2 large sweet potatoes, diced (peeling the potatoes is optional)

2 15oz cans of black beans, rinsed and drained

2 15oz cans of diced tomatoes, rinsed and drained (you can substitute this for 4-5 roma tomatoes, diced)

2 4oz can of diced green chile peppers, rinsed and drained

1 onion, chopped

2 bell peppers, chopped

2 teaspoons chili powder

2 teaspoons garlic powder

2 teaspoons cumin

1 teaspoon cinnamon

1 teaspoon black pepper

1 teaspoon onion powder

2 cups salsa

10 corn tortillas (we used 50 calorie Mission brand tortillas), cut in half

1/8-1/4 cup shredded dairy free cheese (Go Veggie brand)

 

 

Directions:

  1. Preheat oven to 400 degrees. Spray 9×12 baking dish with non-stick cooking spray and set aside.
  2. Poke a few holes in the sweet potatoes with a fork and microwave them for 4-6 minutes to soften before dicing.
  3. In a large bowl combine: diced sweet potato, black beans, tomatoes, onion, bell pepper and all spices.
  4. Spread 1 cup of the salsa on the bottom of the baking dish.
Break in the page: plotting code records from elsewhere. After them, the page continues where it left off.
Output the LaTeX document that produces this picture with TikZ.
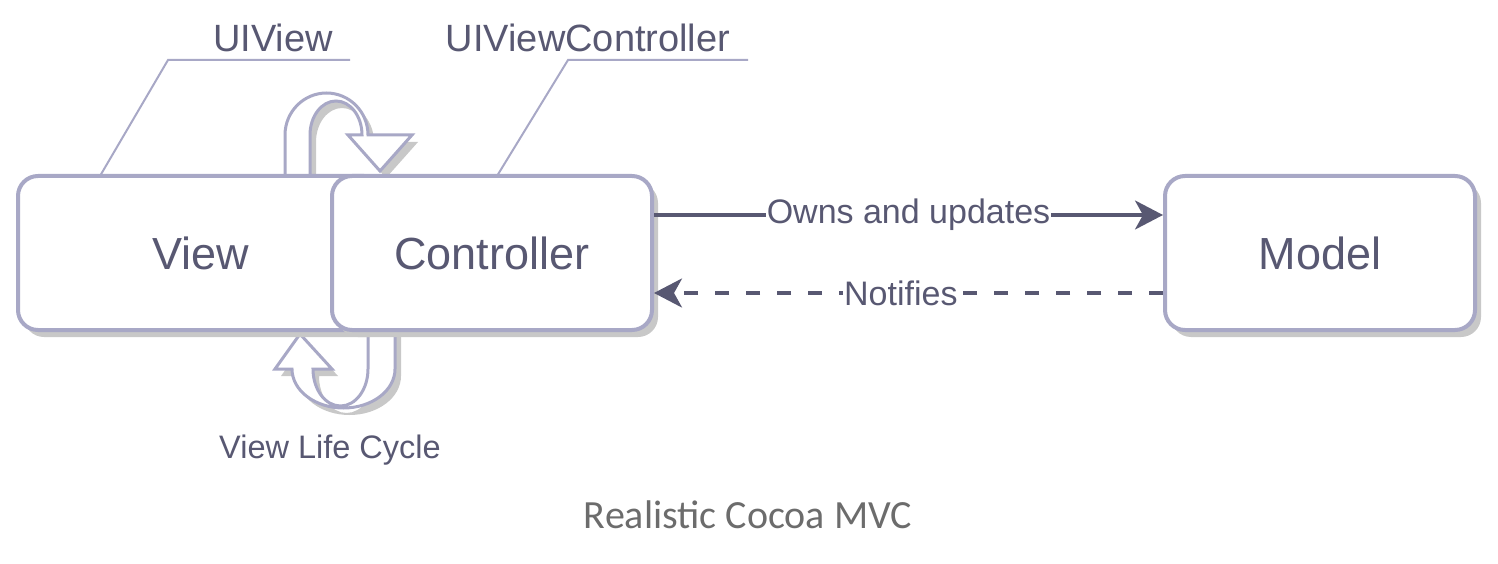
\documentclass[tikz,border=0pt]{standalone}
\usepackage{fontspec}
\setmainfont{Liberation Sans}
\newfontfamily\capfont{Carlito}
\usetikzlibrary{shadows,arrows.meta}
\definecolor{edgec}{RGB}{168,168,198}
\definecolor{ink}{RGB}{88,88,114}
\definecolor{shade}{RGB}{200,200,200}
\definecolor{capgray}{RGB}{108,108,108}
\begin{document}
\begin{tikzpicture}[x=1pt,y=-1pt,
  myshadow/.style={drop shadow={shadow xshift=6pt,shadow yshift=-7pt,fill=shade,opacity=1}},
  box/.style={draw=edgec,line width=4pt,rounded corners=20pt,fill=white,
    minimum height=154pt,inner sep=0pt,text=ink,
    font=\fontsize{45}{50}\selectfont,myshadow},
  lbl/.style={text=ink,inner sep=0pt,font=\fontsize{38}{42}\selectfont},
  leader/.style={draw=edgec,line width=2pt},
  flow/.style={draw=ink,line width=3.5pt,-{Stealth[length=28pt,width=29pt,inset=8pt]}},
  flowlbl/.style={fill=white,text=ink,inner sep=1pt,font=\fontsize{34}{38}\selectfont},
  uturn/.style={draw=edgec,line width=3pt,fill=white,line join=miter,myshadow}
]
\useasboundingbox (0,0) rectangle (1498,564);

% U-turn arrows (behind boxes)
\path[uturn] (285,182) -- (285,135)
  arc[start angle=180,end angle=0,x radius=41.5pt,y radius=42pt]
  -- (412,135) -- (380,171) -- (348,135) -- (362,135)
  arc[start angle=0,end angle=180,x radius=26pt,y radius=34pt]
  -- (310,182) -- cycle;
\path[uturn] (395,325) -- (395,369)
  arc[start angle=0,end angle=-180,x radius=51.5pt,y radius=39pt]
  -- (275,369) -- (300,334) -- (332,369) -- (313,369)
  arc[start angle=180,end angle=360,x radius=27.5pt,y radius=37pt]
  -- (368,325) -- cycle;

% boxes
\node[box,minimum width=366pt] (view) at (201,253) {View};
\node[box,minimum width=320pt] (ctrl) at (492,253) {Controller};
\node[box,minimum width=310pt] (model) at (1320,253) {Model};

% class labels
\node[lbl] (uiview) at (273,38) {UIView};
\node[lbl] (uivc) at (588,38) {UIViewController};
\coordinate (uvA) at (100,176);
\coordinate (uvB) at (168,60);
\coordinate (uvC) at (350,60);
\draw[leader] (uvA) -- (uvB) -- (uvC);
\coordinate (vcA) at (497,176);
\coordinate (vcB) at (568,60);
\coordinate (vcC) at (748,60);
\draw[leader] (vcA) -- (vcB) -- (vcC);

% relations
\draw[flow] ([yshift=38pt]ctrl.east) -- node[flowlbl]{Owns and updates} ([yshift=38pt]model.west);
\draw[flow,dash pattern=on 14pt off 17pt] ([yshift=-40pt]model.west) -- node[flowlbl,pos=0.515]{Notifies} ([yshift=-40pt]ctrl.east);

% life cycle label
\node[text=ink,inner sep=0pt,font=\fontsize{32.5}{36}\selectfont] (vlc) at (330,450) {View Life Cycle};

% caption
\node[text=capgray,inner sep=0pt,font=\capfont\fontsize{40}{44}\selectfont] (cap) at (748,515) {Realistic Cocoa MVC};
\end{tikzpicture}
\end{document}
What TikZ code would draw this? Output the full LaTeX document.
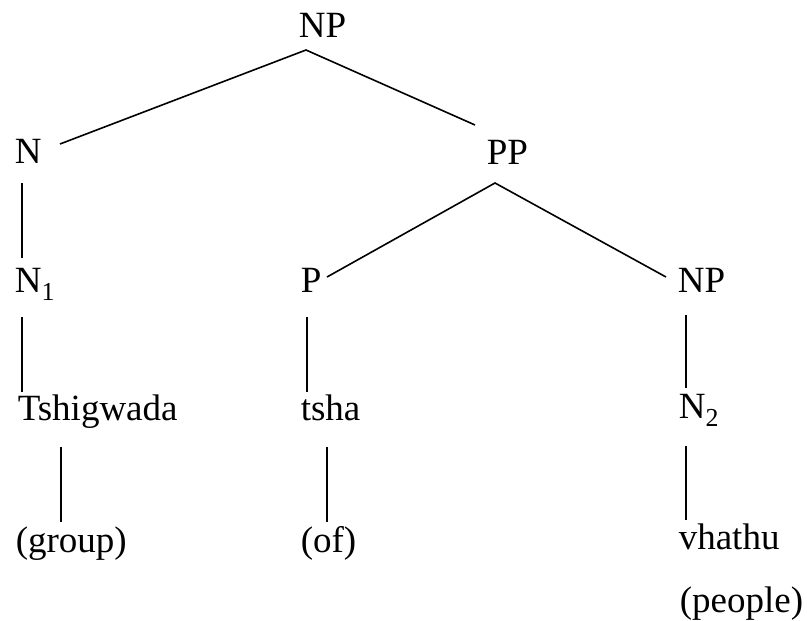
\documentclass[tikz,border=0pt]{standalone}
\usepackage{fontspec}
\setmainfont{Liberation Serif}

\begin{document}
\begin{tikzpicture}[x=1pt, y=-1pt, line width=1.6pt,
    word/.style={anchor=base west, inner sep=0pt, font=\fontsize{37}{42}\selectfont}]
      \useasboundingbox (0, 0) rectangle (807, 621);
      % labels, placed at their base lines
      \node[word] (np)  at (298, 37)  {NP};
      \node[word] (n)   at (14, 163)  {N};
      \node[word] (pp)  at (486, 164) {PP};
      \node[word] (na)  at (14, 292)  {N\textsubscript{1}};
      \node[word] (p)   at (300, 292) {P};
      \node[word] (npb) at (677, 292) {NP};
      \node[word] (tsh) at (17, 420)  {Tshigwada};
      \node[word] (tsa) at (300, 420) {tsha};
      \node[word] (nb)  at (678, 418) {N\textsubscript{2}};
      \node[word] (grp) at (15, 552)  {(group)};
      \node[word] (of)  at (300, 552) {(of)};
      \node[word] (vh)  at (678, 549) {vhathu};
      \node[word] (ppl) at (679, 612) {(people)};
      % branches
      \draw ([shift={(46,-19)}]n.base west) -- ([shift={(8,13)}]np.base west)
            -- ([shift={(-11,-39)}]pp.base west);
      \draw ([shift={(27,-15)}]p.base west) -- ([shift={(9,19)}]pp.base west)
            -- ([shift={(-11,-15)}]npb.base west);
      \draw ([shift={(8,20)}]n.base west) -- ([shift={(8,-34)}]na.base west);
      \draw ([shift={(8,25)}]na.base west) -- ([shift={(5,-28)}]tsh.base west);
      \draw ([shift={(7,25)}]p.base west) -- ([shift={(7,-28)}]tsa.base west);
      \draw ([shift={(9,23)}]npb.base west) -- ([shift={(8,-30)}]nb.base west);
      \draw ([shift={(44,27)}]tsh.base west) -- ([shift={(46,-30)}]grp.base west);
      \draw ([shift={(27,27)}]tsa.base west) -- ([shift={(27,-30)}]of.base west);
      \draw ([shift={(8,28)}]nb.base west) -- ([shift={(8,-29)}]vh.base west);
    \end{tikzpicture}
\end{document}
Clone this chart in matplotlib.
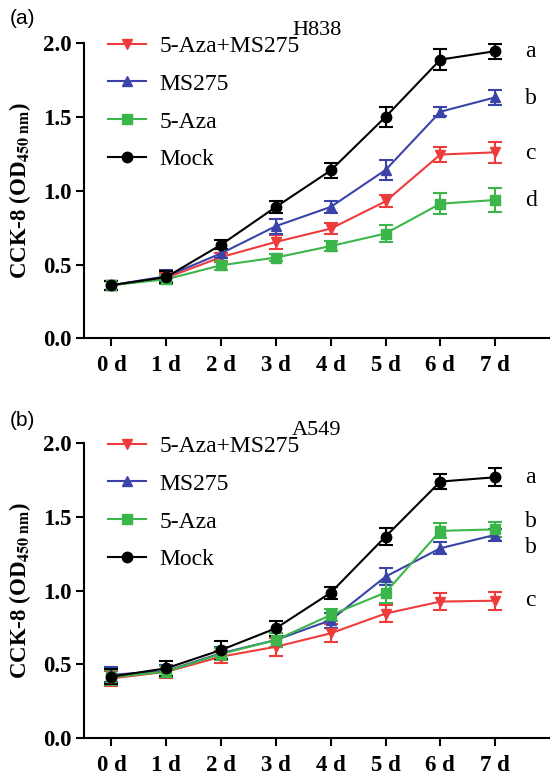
import matplotlib
matplotlib.use("Agg")
import matplotlib.pyplot as plt
from matplotlib.lines import Line2D

plt.rcParams['font.family'] = 'serif'
plt.rcParams['font.serif'] = ['Liberation Serif', 'DejaVu Serif']
plt.rcParams['mathtext.fontset'] = 'stix'

days = [0, 1, 2, 3, 4, 5, 6, 7]
day_labels = ['0 d', '1 d', '2 d', '3 d', '4 d', '5 d', '6 d', '7 d']
series_names = ['5-Aza+MS275', 'MS275', '5-Aza', 'Mock']

# H838
h838_combo = [0.36, 0.41, 0.55, 0.653, 0.743, 0.928, 1.245, 1.26]
h838_combo_err = [0.03, 0.03, 0.03, 0.045, 0.035, 0.04, 0.05, 0.07]
h838_ms275 = [0.36, 0.42, 0.575, 0.76, 0.89, 1.14, 1.535, 1.632]
h838_ms275_err = [0.03, 0.04, 0.03, 0.05, 0.04, 0.07, 0.03, 0.05]
h838_aza = [0.36, 0.40, 0.495, 0.547, 0.625, 0.71, 0.912, 0.937]
h838_aza_err = [0.03, 0.03, 0.03, 0.025, 0.035, 0.06, 0.07, 0.08]
h838_mock = [0.36, 0.415, 0.634, 0.89, 1.137, 1.50, 1.888, 1.945]
h838_mock_err = [0.03, 0.04, 0.03, 0.04, 0.05, 0.07, 0.07, 0.05]
h838_letters = ['c', 'b', 'd', 'a']
h838_letter_y = [1.252, 1.625, 0.935, 1.94]

# A549
a549_combo = [0.406, 0.45, 0.553, 0.62, 0.711, 0.845, 0.926, 0.932]
a549_combo_err = [0.05, 0.04, 0.04, 0.06, 0.06, 0.06, 0.06, 0.06]
a549_ms275 = [0.43, 0.456, 0.576, 0.666, 0.80, 1.095, 1.287, 1.378]
a549_ms275_err = [0.05, 0.04, 0.04, 0.05, 0.05, 0.06, 0.04, 0.04]
a549_aza = [0.413, 0.452, 0.571, 0.666, 0.835, 0.987, 1.405, 1.415]
a549_aza_err = [0.05, 0.04, 0.04, 0.05, 0.04, 0.07, 0.05, 0.05]
a549_mock = [0.418, 0.474, 0.598, 0.745, 0.986, 1.366, 1.739, 1.768]
a549_mock_err = [0.05, 0.05, 0.06, 0.05, 0.04, 0.06, 0.05, 0.06]
a549_letters = ['c', 'b', 'b', 'a']
a549_letter_y = [0.935, 1.29, 1.468, 1.768]

colors = ['#ee3b3b', '#3a44a8', '#3cb54a', '#000000']
markers = ['v', '^', 's', 'o']

fig = plt.figure(figsize=(5.5, 7.76), dpi=100)
ax_top = fig.add_axes([0.1527, 0.564, 0.8473, 0.3805])
ax_bot = fig.add_axes([0.1527, 0.0486, 0.8473, 0.3805])


def draw_panel(ax, data, errs, letters, letter_y, title):
    handles = []
    for vals, err, c, m, name in zip(data, errs, colors, markers, series_names):
        ax.errorbar(days, vals, yerr=err, color=c, marker=m, ms=7.5,
                    lw=1.5, elinewidth=1.5, capsize=5, capthick=1.5)
        handles.append(Line2D([], [], color=c, marker=m, ms=7.5, lw=1.5, label=name))
    for lt, ly in zip(letters, letter_y):
        ax.text(7.55, ly, lt, fontsize=17, va='center', ha='left')
    ax.set_xlim(-0.5, 8.0)
    ax.set_ylim(0, 2.0)
    ax.set_xticks(days)
    ax.set_xticklabels(day_labels, fontweight='bold')
    ax.set_yticks([0.0, 0.5, 1.0, 1.5, 2.0])
    ax.set_yticklabels(['0.0', '0.5', '1.0', '1.5', '2.0'], fontweight='bold')
    ax.tick_params(labelsize=16.5, width=1.5, length=6, direction='out', pad=3)
    ax.tick_params(axis='x', pad=6)
    for s in ['top', 'right']:
        ax.spines[s].set_visible(False)
    for s in ['left', 'bottom']:
        ax.spines[s].set_linewidth(1.5)
    ax.set_ylabel(r'CCK-8 (OD$_{\mathbf{450\ nm}}$)', fontsize=16.5, fontweight='bold')
    ax.yaxis.set_label_coords(-0.11, 0.5)
    ax.set_title(title, fontsize=16, pad=6)
    ax.legend(handles=handles, loc='upper left', bbox_to_anchor=(0.031, 1.058),
              frameon=False, fontsize=17, handlelength=1.6, handletextpad=0.6,
              labelspacing=0.69, borderaxespad=0)


draw_panel(ax_top, [h838_combo, h838_ms275, h838_aza, h838_mock],
           [h838_combo_err, h838_ms275_err, h838_aza_err, h838_mock_err],
           h838_letters, h838_letter_y, 'H838')
draw_panel(ax_bot, [a549_combo, a549_ms275, a549_aza, a549_mock],
           [a549_combo_err, a549_ms275_err, a549_aza_err, a549_mock_err],
           a549_letters, a549_letter_y, 'A549')

fig.text(0.018, 0.988, '(a)', fontsize=15, family='Liberation Sans', va='top')
fig.text(0.018, 0.471, '(b)', fontsize=15, family='Liberation Sans', va='top')

fig.savefig('out.png', dpi=100)
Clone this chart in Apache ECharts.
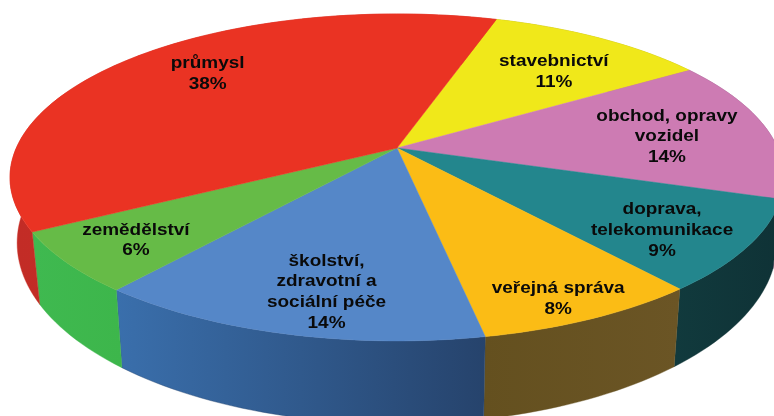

Arrange a single layer of tortillas on top.  Spoon a large layer of the sweet potato/black bean mixture over tortilla strips.  Spread the remaining 1 cup of salsa over the sweet potato/black bean layer.
  5. Add one more layer of tortillas and then add the rest of the sweet potato/black bean mixture over the tortilla layer. Top with cheese.
  6. Bake covered for 15 minutes. Remove cover and bake uncovered for another 10 minutes until edges are browned and cheese is melted.  Let stand for 5-10 minutes before serving.
  7. Leftovers can be placed in freezer in airtight Tupperware container.